Fidel Castro Ruz nació el 13 de agosto de 1926 en Birán, antigua provincia de Oriente. De padre español y madre cubana, en pocas décadas su nombre superaría en notoriedad y alcance geográfico al de cualquiera de sus ascendientes y descendientes.
Han transcurrido casi 100 años desde aquel alumbramiento cuyas proporciones históricas nadie hubiera sido capaz de imaginar, y desde ya se pueden prefigurar las atenciones político-culturales que acompañarán su centenario el próximo 2026. No fue un hombre cualquiera.
Son casi 100 años de los que vivió 90, un tramo que en total no es poco. No tanto por su amplitud como por su significado, por la de cosas que han quedado de ahí vigentes. Al fin y al cabo, se trata de uno de los protagonistas del siglo XX. En igual cantidad de tiempo a futuro, la gente de izquierda seguirá hablando de él y la de derecha también, como se dijo una vez del Che.

Cuando se alcanza ese capital simbólico ya no se está ante alguien común. Se está, como poco, ante una figura crucial de la historia. Ya sea la de una porción de tierra o la de todo el mundo conocido, pero alguien crucial. Un aliciente, sople el viento a favor de quien sople, tanto para el partidario como para el adversario.
Cuentan que, allá por las altas Rocosas, los indios Crow miden la magnitud de un guerrero por el tamaño de sus enemigos. Si ante su hoguera se hubiese sometido Fidel bajo escrutinio de los más sabios de la tribu, su historia quedaría resumida como un continuo duelo de titanes en la escala Crow. Fidel parecía no saber ganarse enemigos pequeños e insignificantes, solo imponentes.
El tiempo transcurrido desde agosto de 1926 abarca mucho: muchas revoluciones, muchas guerras, muchas victorias y derrotas, muchas penas y más bien pocas alegrías a escala mundial. Y en medio de tal vorágine del tiempo, ese barbudo de uniforme verde es de los que han logrado fijar su nombre y ser identificados desde cualquier latitud.

Personas monónimas es como se les llama, precisamente, a aquellas que no requieren de un apellido o nombre compuesto para ser reconocidas o detectadas en la cultura popular. Por lo que han hecho y les ha granjeado fama, llega el punto en que se les cita y automáticamente es como activar un axioma, como nombrar a la vez el sustantivo propio y sus múltiples adjetivos, despertar en uno la simpatía y en otro la ira, no dejar a nadie indiferente a ese despertar.
Y se menciona a Fidel todavía, de cerca y de lejos.
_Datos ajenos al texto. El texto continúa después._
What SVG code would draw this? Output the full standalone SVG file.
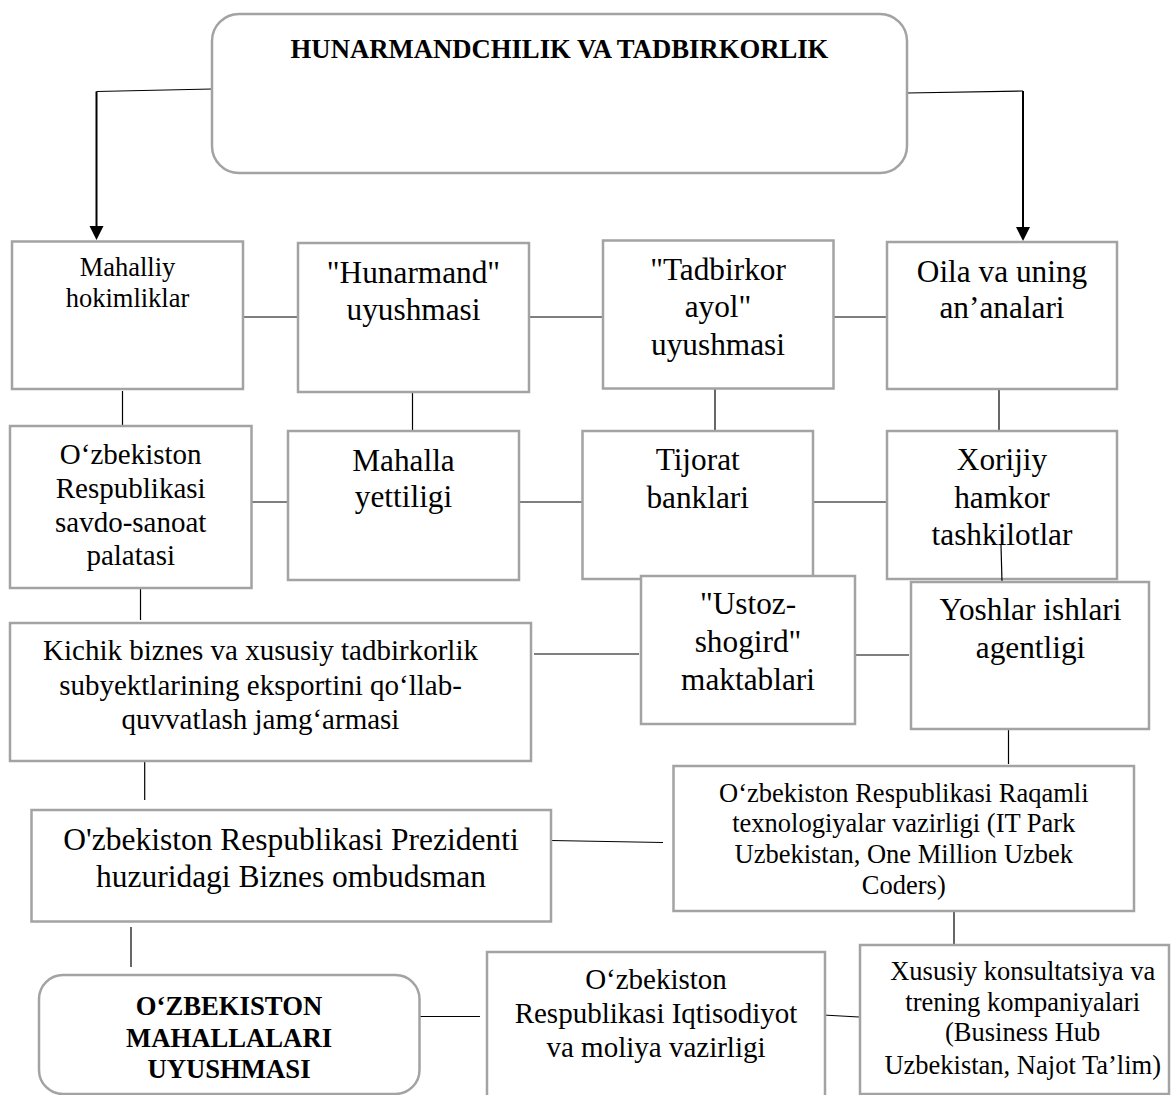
<svg xmlns="http://www.w3.org/2000/svg" width="1176" height="1095" viewBox="0 0 1176 1095">
<defs>
<style>
.box{fill:#fff;stroke:#a3a3a3;stroke-width:2.5}
.t{font-family:"Liberation Serif","Times New Roman",serif;fill:#000;text-anchor:middle}
.b{font-weight:bold}
.ln{stroke:#000;stroke-width:1.2;fill:none}
.ar{stroke:#000;stroke-width:2;fill:none}
</style>
</defs>
<rect width="1176" height="1095" fill="#fff"/>

<g id="connectors">
<polyline class="ln" points="212,89 96.5,91.5"/>
<line class="ar" x1="96.5" y1="91.5" x2="96.5" y2="226"/>
<path d="M89.5,226 L103.5,226 L96.5,240 Z" fill="#000"/>
<polyline class="ln" points="907,93 1023,91"/>
<line class="ar" x1="1023" y1="91" x2="1023" y2="227"/>
<path d="M1016,227 L1030,227 L1023,241 Z" fill="#000"/>

<line class="ln" x1="243" y1="317" x2="298" y2="317"/>
<line class="ln" x1="529" y1="317" x2="603" y2="317"/>
<line class="ln" x1="833" y1="317" x2="887" y2="317"/>

<line class="ln" x1="122.5" y1="391" x2="122.5" y2="431"/>
<line class="ln" x1="412.5" y1="392" x2="412.5" y2="431"/>
<line class="ln" x1="715" y1="389" x2="715" y2="431"/>
<line class="ln" x1="999" y1="390" x2="999" y2="430"/>

<line class="ln" x1="251.5" y1="502" x2="288" y2="502"/>
<line class="ln" x1="519" y1="502" x2="582.5" y2="502"/>
<line class="ln" x1="813" y1="502" x2="887" y2="502"/>

<line class="ln" x1="140.5" y1="580" x2="140.5" y2="620"/>
<line class="ln" x1="534" y1="654" x2="639" y2="654"/>
<line class="ln" x1="854" y1="655" x2="909" y2="655"/>
<line class="ln" x1="144.7" y1="761" x2="144.7" y2="800"/>
<line class="ln" x1="1008.5" y1="730" x2="1008.5" y2="764"/>
<line class="ln" x1="551" y1="840.5" x2="663" y2="842.5"/>
<line class="ln" x1="954" y1="911" x2="954" y2="950"/>
<line class="ln" x1="131" y1="927" x2="131" y2="967"/>
<line class="ln" x1="417" y1="1016.5" x2="480" y2="1016.5"/>
<line class="ln" x1="823" y1="1015" x2="859" y2="1017"/>
</g>

<g id="n-top">
<rect class="box" x="212" y="14" width="695" height="159" rx="27"/>
<text class="t b" x="559.5" y="58" font-size="26.7">HUNARMANDCHILIK VA TADBIRKORLIK</text>
</g>

<g id="n-mahalliy">
<rect class="box" x="12" y="241.5" width="231" height="147.5"/>
<text class="t" x="127.5" y="276" font-size="26.5">Mahalliy</text>
<text class="t" x="127.5" y="307" font-size="26.5">hokimliklar</text>
</g>

<g id="n-hunarmand">
<rect class="box" x="298" y="243" width="231" height="149"/>
<text class="t" x="413.5" y="283" font-size="31.3">"Hunarmand"</text>
<text class="t" x="413.5" y="320" font-size="31.3">uyushmasi</text>
</g>

<g id="n-tadbirkor">
<rect class="box" x="603" y="240.5" width="230.5" height="148"/>
<text class="t" x="718" y="280" font-size="31.3">"Tadbirkor</text>
<text class="t" x="718" y="317" font-size="31.3">ayol"</text>
<text class="t" x="718" y="355" font-size="31.3">uyushmasi</text>
</g>

<g id="n-oila">
<rect class="box" x="887" y="242" width="230" height="147"/>
<text class="t" x="1002" y="281.5" font-size="31.3">Oila va uning</text>
<text class="t" x="1002" y="318" font-size="31.3">an’analari</text>
</g>

<g id="n-savdo">
<rect class="box" x="10" y="426" width="241.5" height="162"/>
<text class="t" x="130.7" y="463.5" font-size="29">O‘zbekiston</text>
<text class="t" x="130.7" y="497.5" font-size="29">Respublikasi</text>
<text class="t" x="130.7" y="531.5" font-size="29">savdo-sanoat</text>
<text class="t" x="130.7" y="565" font-size="29">palatasi</text>
</g>

<g id="n-mahalla">
<rect class="box" x="288" y="431" width="231" height="149"/>
<text class="t" x="403.5" y="470.5" font-size="31.3">Mahalla</text>
<text class="t" x="403.5" y="507" font-size="31.3">yettiligi</text>
</g>

<g id="n-tijorat">
<rect class="box" x="582.5" y="431" width="230.5" height="148"/>
<text class="t" x="697.7" y="470" font-size="31.3">Tijorat</text>
<text class="t" x="697.7" y="508" font-size="31.3">banklari</text>
</g>

<g id="n-xorijiy">
<rect class="box" x="887" y="431" width="230" height="148"/>
<text class="t" x="1002" y="470" font-size="31.3">Xorijiy</text>
<text class="t" x="1002" y="508" font-size="31.3">hamkor</text>
<text class="t" x="1002" y="545" font-size="31.3">tashkilotlar</text>
<line class="ln" x1="1001" y1="545" x2="1002" y2="582"/>
</g>

<g id="n-ustoz">
<rect class="box" x="641" y="576" width="214" height="148"/>
<text class="t" x="748" y="613.5" font-size="31.3">"Ustoz-</text>
<text class="t" x="748" y="651.5" font-size="31.3">shogird"</text>
<text class="t" x="748" y="690" font-size="31.3">maktablari</text>
</g>

<g id="n-yoshlar">
<rect class="box" x="911" y="582" width="238" height="147"/>
<text class="t" x="1030.5" y="620" font-size="31.3">Yoshlar ishlari</text>
<text class="t" x="1030.5" y="658" font-size="31.3">agentligi</text>
</g>

<g id="n-kichik">
<rect class="box" x="10" y="623" width="521" height="138"/>
<text class="t" x="260.5" y="660" font-size="29">Kichik biznes va xususiy tadbirkorlik</text>
<text class="t" x="260.5" y="695" font-size="29">subyektlarining eksportini qo‘llab-</text>
<text class="t" x="260.5" y="728.5" font-size="29">quvvatlash jamg‘armasi</text>
</g>

<g id="n-ombudsman">
<rect class="box" x="31.5" y="810" width="519.5" height="111.5"/>
<text class="t" x="291" y="850" font-size="31.5">O'zbekiston Respublikasi Prezidenti</text>
<text class="t" x="291" y="886.5" font-size="31.5">huzuridagi Biznes ombudsman</text>
</g>

<g id="n-raqamli">
<rect class="box" x="673.5" y="766" width="460.5" height="145"/>
<text class="t" x="903.8" y="801.5" font-size="26.5">O‘zbekiston Respublikasi Raqamli</text>
<text class="t" x="903.8" y="832" font-size="26.5">texnologiyalar vazirligi (IT Park</text>
<text class="t" x="903.8" y="863" font-size="26.5">Uzbekistan, One Million Uzbek</text>
<text class="t" x="903.8" y="893.5" font-size="26.5">Coders)</text>
</g>

<g id="n-xususiy">
<rect class="box" x="860" y="945" width="309" height="149"/>
<text class="t" x="1022.7" y="980" font-size="26.5">Xususiy konsultatsiya va</text>
<text class="t" x="1022.7" y="1010.5" font-size="26.5">trening kompaniyalari</text>
<text class="t" x="1022.7" y="1041" font-size="26.5">(Business Hub</text>
<text class="t" x="1022.7" y="1073.5" font-size="26.5">Uzbekistan, Najot Ta’lim)</text>
</g>

<g id="n-iqtisodiyot">
<rect class="box" x="487" y="952" width="338" height="160"/>
<text class="t" x="656" y="989" font-size="29">O‘zbekiston</text>
<text class="t" x="656" y="1023" font-size="29">Respublikasi Iqtisodiyot</text>
<text class="t" x="656" y="1057" font-size="29">va moliya vazirligi</text>
</g>

<g id="n-mahallalar">
<rect class="box" x="39" y="975" width="380.5" height="119" rx="24"/>
<text class="t b" x="229" y="1015" font-size="26.7">O‘ZBEKISTON</text>
<text class="t b" x="229" y="1046.5" font-size="26.7">MAHALLALARI</text>
<text class="t b" x="229" y="1078" font-size="26.7">UYUSHMASI</text>
</g>
</svg>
Hasta se le menciona, a mi juicio, con vana pretensión cuando no se le ha estudiado a fondo, cuando se le atribuyen facultades más allá de lo humano y, sobre todo, cuando quien lo quiso mucho lo añora en pleno momento de trance y se pregunta qué haría alguien así de continuar entre nosotros. La respuesta no es simple, porque mucho habría que hacer, deshacer y hacer de nuevo.

En la Cuba y en el mundo que hoy nos toca vivir, los problemas son tan vastos, las fracturas tan profundas y las proyecciones tan grises en su matiz que, a su vez, las soluciones no son ni tan sencillas ni tan comparables a las de otros tiempos. La épica es un eco cada vez más inusual, y no existe respuesta rápida en la cabeza de estratega alguno o bravura de un soldado que erradique todos los males de golpe.
Pero de los hombres queda no solo el recuerdo, sino el ejemplo, que es algo muy distinto. Con el recuerdo nada cambia, su función es estática; con el ejemplo se transforma la realidad propia, incluso, se enmienda. Hasta del más temperamental se rescata un momento de lucidez, o del menos arrojado se rescata un momento de valor; de todos los que nos preceden es posible rescatar y adaptar a nosotros y a nuestro tiempo lo que todavía sostiene un ejemplo del pasado. La gente de vida torrencial siempre nos deja cosas ejemplares.
De Fidel emulemos, por ejemplo, el valor, y día a día seremos guerreros de una mayor magnitud. Después de todo, como no lo fue él, el resto de nosotros tampoco seremos un pueblo cualquiera.